What the task asks → Would you transcribe the listing that follows, character for character, and omit its images?

--- Start Provided material ---

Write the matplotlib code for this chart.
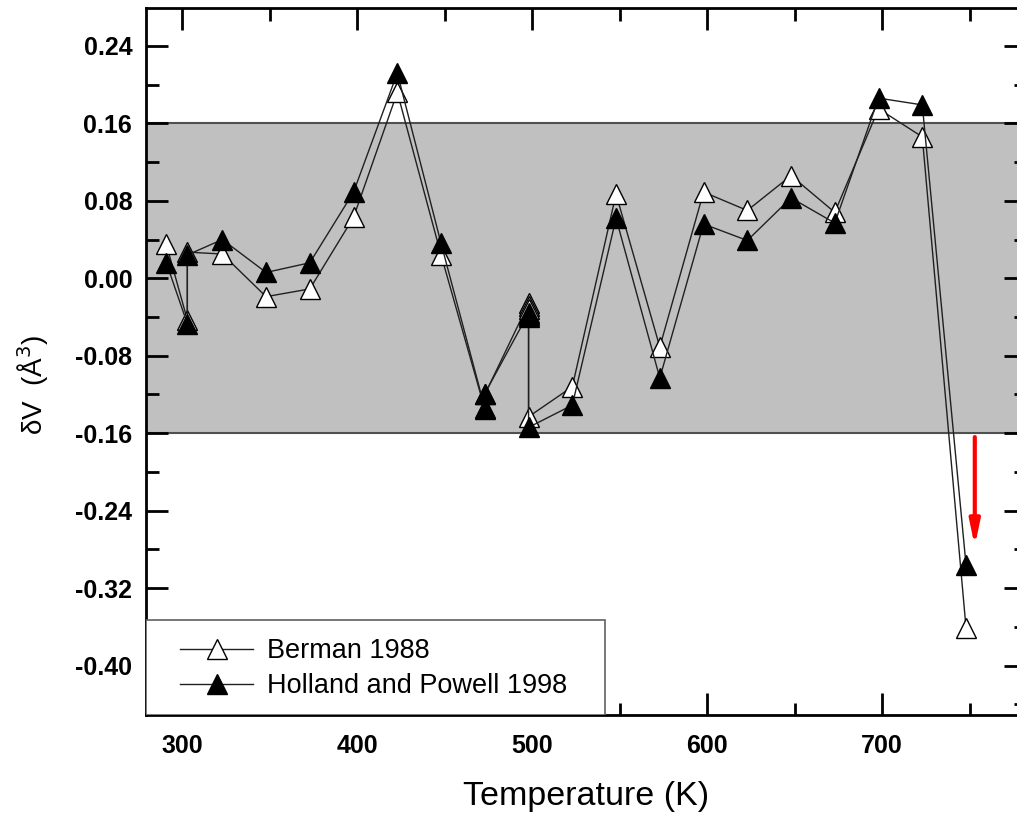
import numpy as np
import matplotlib.pyplot as plt
from matplotlib.patches import Rectangle

plt.rcParams['font.family'] = ['Liberation Sans', 'DejaVu Sans']
plt.rcParams['axes.unicode_minus'] = False

# temperatures (K), repeated where several runs were taken
temperature = [291, 303, 303, 323, 348, 373, 398, 423, 448, 473, 473,
               498, 498, 498, 498, 523, 548, 573, 598, 623, 648, 673,
               698, 723, 748]

# delta V (A^3)
berman = [0.035, -0.043, 0.027, 0.025, -0.019, -0.011, 0.063, 0.192,
          0.024, -0.135, -0.120, -0.026, -0.029, -0.032, -0.143, -0.112,
          0.087, -0.071, 0.089, 0.070, 0.106, 0.068, 0.175, 0.146, -0.361]
holland = [0.016, -0.047, 0.024, 0.040, 0.006, 0.016, 0.089, 0.212,
           0.036, -0.134, -0.119, -0.036, -0.038, -0.040, -0.154, -0.131,
           0.062, -0.103, 0.056, 0.039, 0.083, 0.057, 0.186, 0.179, -0.296]

# uncertainty band and arrow
band_lo, band_hi = -0.16, 0.16
arrow_T = 753
arrow_from, arrow_to = -0.164, -0.277

fig = plt.figure(figsize=(10.17, 8.13), dpi=100)
ax = fig.add_axes([0.1436, 0.1205, 0.8653, 0.8696])

ax.axhspan(band_lo, band_hi, color='#c0c0c0', lw=0, zorder=0)
ax.axhline(band_lo, color='#505050', lw=1.5, zorder=1)
ax.axhline(band_hi, color='#505050', lw=1.5, zorder=1)

ax.plot(temperature, berman, '-^', color='#202020', lw=1,
        ms=14, mfc='white', mec='black', mew=1, label='Berman 1988', zorder=3)
ax.plot(temperature, holland, '-^', color='#202020', lw=1,
        ms=14, mfc='black', mec='black', mew=1,
        label='Holland and Powell 1998', zorder=4)

ax.annotate('', xy=(arrow_T, arrow_to), xytext=(arrow_T, arrow_from),
            arrowprops=dict(arrowstyle='-|>,head_width=0.25,head_length=1.2',
                            color='red', lw=3, mutation_scale=12,
                            shrinkA=0, shrinkB=0), zorder=5)

ax.set_xlim(279.4, 782.3)
ax.set_ylim(-0.451, 0.279)
ax.set_xticks([300, 400, 500, 600, 700])
ax.set_xticks(np.arange(300, 781, 50), minor=True)
ax.set_yticks(np.arange(-0.40, 0.25, 0.08))
ax.set_yticks(np.arange(-0.44, 0.27, 0.04), minor=True)
ax.yaxis.set_major_formatter(plt.FormatStrFormatter('%.2f'))

for s in ax.spines.values():
    s.set_linewidth(2)
ax.tick_params(which='both', direction='in', top=True, right=True, width=2)
ax.tick_params(which='major', length=16)
ax.tick_params(which='minor', length=9)
ax.tick_params(axis='y', labelsize=18, pad=10)
ax.tick_params(axis='x', labelsize=18, pad=14)
for lab in ax.get_xticklabels() + ax.get_yticklabels():
    lab.set_fontweight('bold')

ax.set_xlabel('Temperature (K)', fontsize=24.5, labelpad=16)
ax.set_ylabel('δV  (Å$^3$)', fontsize=20)
ax.yaxis.set_label_coords(-0.108, 0.467)

# legend box, wider than its entries as in the original
ax.add_patch(Rectangle((0, 0), 0.5216, 0.134, transform=ax.transAxes,
                       facecolor='white', edgecolor='#606060', lw=1.2,
                       zorder=6))
leg = ax.legend(loc='lower left', bbox_to_anchor=(0.039, 0.022),
                borderaxespad=0, borderpad=0, frameon=False,
                fontsize=19.5, handlelength=2.7, labelspacing=0.35,
                handletextpad=0.5)
leg.set_zorder(7)

fig.savefig('out.png', dpi=100)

--- End Provided material ---

Written reply →
Write the matplotlib code for this chart.
import numpy as np
import matplotlib.pyplot as plt
from matplotlib.patches import Rectangle

plt.rcParams['font.family'] = ['Liberation Sans', 'DejaVu Sans']
plt.rcParams['axes.unicode_minus'] = False

# temperatures (K), repeated where several runs were taken
temperature = [291, 303, 303, 323, 348, 373, 398, 423, 448, 473, 473,
               498, 498, 498, 498, 523, 548, 573, 598, 623, 648, 673,
               698, 723, 748]

# delta V (A^3)
berman = [0.035, -0.043, 0.027, 0.025, -0.019, -0.011, 0.063, 0.192,
          0.024, -0.135, -0.120, -0.026, -0.029, -0.032, -0.143, -0.112,
          0.087, -0.071, 0.089, 0.070, 0.106, 0.068, 0.175, 0.146, -0.361]
holland = [0.016, -0.047, 0.024, 0.040, 0.006, 0.016, 0.089, 0.212,
           0.036, -0.134, -0.119, -0.036, -0.038, -0.040, -0.154, -0.131,
           0.062, -0.103, 0.056, 0.039, 0.083, 0.057, 0.186, 0.179, -0.296]

# uncertainty band and arrow
band_lo, band_hi = -0.16, 0.16
arrow_T = 753
arrow_from, arrow_to = -0.164, -0.277

fig = plt.figure(figsize=(10.17, 8.13), dpi=100)
ax = fig.add_axes([0.1436, 0.1205, 0.8653, 0.8696])

ax.axhspan(band_lo, band_hi, color='#c0c0c0', lw=0, zorder=0)
ax.axhline(band_lo, color='#505050', lw=1.5, zorder=1)
ax.axhline(band_hi, color='#505050', lw=1.5, zorder=1)

ax.plot(temperature, berman, '-^', color='#202020', lw=1,
        ms=14, mfc='white', mec='black', mew=1, label='Berman 1988', zorder=3)
ax.plot(temperature, holland, '-^', color='#202020', lw=1,
        ms=14, mfc='black', mec='black', mew=1,
        label='Holland and Powell 1998', zorder=4)

ax.annotate('', xy=(arrow_T, arrow_to), xytext=(arrow_T, arrow_from),
            arrowprops=dict(arrowstyle='-|>,head_width=0.25,head_length=1.2',
                            color='red', lw=3, mutation_scale=12,
                            shrinkA=0, shrinkB=0), zorder=5)

ax.set_xlim(279.4, 782.3)
ax.set_ylim(-0.451, 0.279)
ax.set_xticks([300, 400, 500, 600, 700])
ax.set_xticks(np.arange(300, 781, 50), minor=True)
ax.set_yticks(np.arange(-0.40, 0.25, 0.08))
ax.set_yticks(np.arange(-0.44, 0.27, 0.04), minor=True)
ax.yaxis.set_major_formatter(plt.FormatStrFormatter('%.2f'))

for s in ax.spines.values():
    s.set_linewidth(2)
ax.tick_params(which='both', direction='in', top=True, right=True, width=2)
ax.tick_params(which='major', length=16)
ax.tick_params(which='minor', length=9)
ax.tick_params(axis='y', labelsize=18, pad=10)
ax.tick_params(axis='x', labelsize=18, pad=14)
for lab in ax.get_xticklabels() + ax.get_yticklabels():
    lab.set_fontweight('bold')

ax.set_xlabel('Temperature (K)', fontsize=24.5, labelpad=16)
ax.set_ylabel('δV  (Å$^3$)', fontsize=20)
ax.yaxis.set_label_coords(-0.108, 0.467)

# legend box, wider than its entries as in the original
ax.add_patch(Rectangle((0, 0), 0.5216, 0.134, transform=ax.transAxes,
                       facecolor='white', edgecolor='#606060', lw=1.2,
                       zorder=6))
leg = ax.legend(loc='lower left', bbox_to_anchor=(0.039, 0.022),
                borderaxespad=0, borderpad=0, frameon=False,
                fontsize=19.5, handlelength=2.7, labelspacing=0.35,
                handletextpad=0.5)
leg.set_zorder(7)

fig.savefig('out.png', dpi=100)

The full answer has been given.